Begin with the first line of the material and write out each line exactly, ending with the line that contains "const groups = ['a', 'b', 'c', 'd'];". Pictures are not part of the copy.

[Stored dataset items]
=======

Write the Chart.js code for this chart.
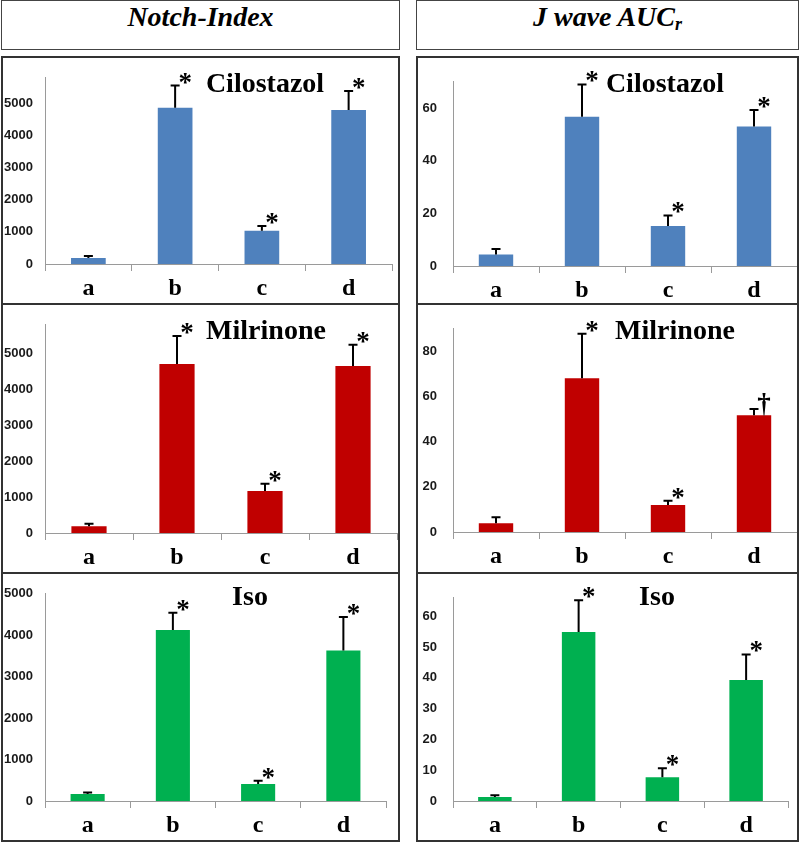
<!DOCTYPE html>
<html>
<head>
<meta charset="utf-8">
<script src="https://cdn.jsdelivr.net/npm/chart.js@4.4.1/dist/chart.umd.min.js"></script>
<style>
  body { margin: 0; background: #fff; width: 800px; height: 842px; position: relative; overflow: hidden; }
  .head {
    position: absolute; top: 0; height: 50px; box-sizing: border-box;
    border: 1px solid #444; text-align: center; line-height: 48px;
    font: italic bold 28px "Liberation Serif", serif; color: #000;
  }
  .head sub { font-size: 18px; line-height: 0; vertical-align: -4px; }
  .panel { position: absolute; box-sizing: border-box; border: 2px solid #333; background: #fff; }
  .panel canvas { position: absolute; left: 0; top: 0; }
</style>
</head>
<body>
<div class="head" style="left:1px;width:399px">Notch-Index</div>
<div class="head" style="left:416px;width:383px">J wave AUC<sub>r</sub></div>
<script>
// groups on the x axis
const groups = ['a', 'b', 'c', 'd'];

// Notch-Index (mean, SEM)
const notchCilostazol = [190, 4870, 1035, 4800];
const notchCilostazolSem = [60, 690, 145, 590];
const notchMilrinone = [190, 4710, 1170, 4650];
const notchMilrinoneSem = [70, 780, 200, 595];
const notchIso = [167, 4125, 412, 3630];
const notchIsoSem = [38, 420, 75, 810];

// J wave AUCr (mean, SEM)
const jwaveCilostazol = [4.4, 56.7, 15.2, 53.0];
const jwaveCilostazolSem = [2.1, 12.3, 4.0, 6.3];
const jwaveMilrinone = [3.9, 68.1, 12.0, 51.7];
const jwaveMilrinoneSem = [2.6, 19.7, 1.8, 2.8];
const jwaveIso = [1.3, 54.9, 7.7, 39.3];
const jwaveIsoSem = [0.6, 10.3, 2.9, 8.3];

// significance marks over the bars
const marksDefault = ['', '*', '*', '*'];
const marksJwaveMilrinone = ['', '*', '*', '\u2020'];

// y tick labels and axis tops
const notchTicks = [0, 1000, 2000, 3000, 4000, 5000];
const jwaveCilostazolTicks = [0, 20, 40, 60];
const jwaveMilrinoneTicks = [0, 20, 40, 60, 80];
const jwaveIsoTicks = [0, 10, 20, 30, 40, 50, 60];
const notchMax = [5800, 5800, 5000];
const jwaveMax = [70, 90, 66];

const BLUE = '#4F81BD';
const RED = '#C00000';
const GREEN = '#00B050';
const AXIS = '#9a9a9a';

// box = [left, top, width, height], plot = [axisLeft, axisTop, axisRight, zeroLine] in page px
const panels = [
  { box: [1, 56, 399, 249], plot: [45, 68, 392, 264], pad: 12, title: 'Cilostazol', tx: 265, ty: 92,
    values: notchCilostazol, sem: notchCilostazolSem, marks: marksDefault, color: BLUE, ticks: notchTicks, max: notchMax[0] },
  { box: [1, 303, 399, 271], plot: [45, 316, 397, 533], pad: 12, title: 'Milrinone', tx: 266, ty: 339,
    values: notchMilrinone, sem: notchMilrinoneSem, marks: marksDefault, color: RED, ticks: notchTicks, max: notchMax[1] },
  { box: [1, 572, 399, 270], plot: [45, 583, 386, 801], pad: 12, title: 'Iso', tx: 250, ty: 605,
    values: notchIso, sem: notchIsoSem, marks: marksDefault, color: GREEN, ticks: notchTicks, max: notchMax[2] },
  { box: [416, 56, 383, 249], plot: [453, 68, 797, 266], pad: 16, title: 'Cilostazol', tx: 665, ty: 92,
    values: jwaveCilostazol, sem: jwaveCilostazolSem, marks: marksDefault, color: BLUE, ticks: jwaveCilostazolTicks, max: jwaveMax[0] },
  { box: [416, 303, 383, 271], plot: [453, 315, 797, 532], pad: 16, title: 'Milrinone', tx: 675, ty: 339,
    values: jwaveMilrinone, sem: jwaveMilrinoneSem, marks: marksJwaveMilrinone, color: RED, ticks: jwaveMilrinoneTicks, max: jwaveMax[1] },
  { box: [416, 572, 383, 270], plot: [453, 583, 788, 801], pad: 16, title: 'Iso', tx: 657, ty: 605,
    values: jwaveIso, sem: jwaveIsoSem, marks: marksDefault, color: GREEN, ticks: jwaveIsoTicks, max: jwaveMax[2] },
];

// error bars (upper only) + significance marks + panel title
const extrasPlugin = {
  id: 'extras',
  afterDatasetsDraw(chart, args, opts) {
    const { ctx } = chart;
    const y = chart.scales.y;
    const meta = chart.getDatasetMeta(0);
    ctx.save();
    ctx.strokeStyle = '#000';
    ctx.lineWidth = 2;
    meta.data.forEach((bar, i) => {
      const top = y.getPixelForValue(opts.values[i] + opts.sem[i]);
      ctx.beginPath();
      ctx.moveTo(bar.x, bar.y);
      ctx.lineTo(bar.x, top);
      ctx.moveTo(bar.x - 4.5, top);
      ctx.lineTo(bar.x + 4.5, top);
      ctx.stroke();
      const mark = opts.marks[i];
      if (mark) {
        ctx.fillStyle = '#000';
        ctx.font = 'bold 27px "Liberation Serif"';
        ctx.textAlign = 'center';
        ctx.textBaseline = 'alphabetic';
        ctx.fillText(mark, bar.x + 10, top + (mark === '*' ? 5 : 3));
      }
    });
    ctx.fillStyle = '#000';
    ctx.font = 'bold 28px "Liberation Serif"';
    ctx.textAlign = 'center';
    ctx.textBaseline = 'alphabetic';
    ctx.fillText(opts.title, opts.tx, opts.ty);
    ctx.restore();
  }
};

panels.forEach(p => {
  const [bx, by, bw, bh] = p.box;
  const [axL, axT, axR, zero] = p.plot;
  const div = document.createElement('div');
  div.className = 'panel';
  div.style.left = bx + 'px';
  div.style.top = by + 'px';
  div.style.width = bw + 'px';
  div.style.height = bh + 'px';
  const canvas = document.createElement('canvas');
  const cw = bw - 4, ch = bh - 4;
  const ox = bx + 2, oy = by + 2;
  canvas.width = cw;
  canvas.height = ch;
  div.appendChild(canvas);
  document.body.appendChild(div);

  new Chart(canvas.getContext('2d'), {
    type: 'bar',
    data: {
      labels: groups,
      datasets: [{
        data: p.values,
        backgroundColor: p.color,
        borderWidth: 0,
        categoryPercentage: 1,
        barPercentage: 0.4
      }]
    },
    options: {
      responsive: false,
      animation: false,
      layout: { padding: { top: axT - oy, right: ox + cw - axR, left: 0, bottom: 0 } },
      plugins: {
        legend: { display: false },
        tooltip: { enabled: false },
        extras: {
          values: p.values, sem: p.sem, marks: p.marks, title: p.title,
          tx: p.tx - ox, ty: p.ty - oy
        }
      },
      scales: {
        x: {
          grid: { display: true, offset: true, drawOnChartArea: false, drawTicks: true, tickLength: 7, color: AXIS, lineWidth: 1 },
          border: { display: true, color: AXIS, width: 1 },
          ticks: { color: '#000', padding: 3, font: { family: 'Liberation Serif', weight: 'bold', size: 24 } },
          afterFit: s => { s.height = oy + ch - zero; }
        },
        y: {
          min: 0,
          max: p.max,
          grid: { display: false, drawTicks: false },
          border: { display: true, color: AXIS, width: 1 },
          ticks: {
            color: '#1a1a1a', padding: p.pad,
            font: { family: 'Liberation Sans', weight: 'bold', size: 13 },
            callback: v => String(v)
          },
          afterBuildTicks: s => { s.ticks = p.ticks.map(v => ({ value: v })); },
          afterFit: s => { s.width = axL - ox; }
        }
      }
    },
    plugins: [extrasPlugin]
  });
});
</script>
</body>
</html>
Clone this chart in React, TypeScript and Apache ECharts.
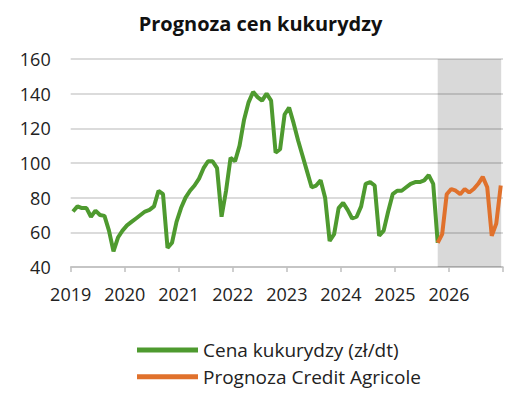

=======

THE SOLUTION:
Write the Chart.js code for this chart.
<!DOCTYPE html>
<html>
<head>
<meta charset="utf-8">
<script src="https://cdn.jsdelivr.net/npm/chart.js@4.4.1/dist/chart.umd.min.js"></script>
<style>
  body { margin: 0; background: #fff; width: 800px; height: 842px; position: relative; overflow: hidden; }
  .head {
    position: absolute; top: 0; height: 50px; box-sizing: border-box;
    border: 1px solid #444; text-align: center; line-height: 48px;
    font: italic bold 28px "Liberation Serif", serif; color: #000;
  }
  .head sub { font-size: 18px; line-height: 0; vertical-align: -4px; }
  .panel { position: absolute; box-sizing: border-box; border: 2px solid #333; background: #fff; }
  .panel canvas { position: absolute; left: 0; top: 0; }
</style>
</head>
<body>
<div class="head" style="left:1px;width:399px">Notch-Index</div>
<div class="head" style="left:416px;width:383px">J wave AUC<sub>r</sub></div>
<script>
// groups on the x axis
const groups = ['a', 'b', 'c', 'd'];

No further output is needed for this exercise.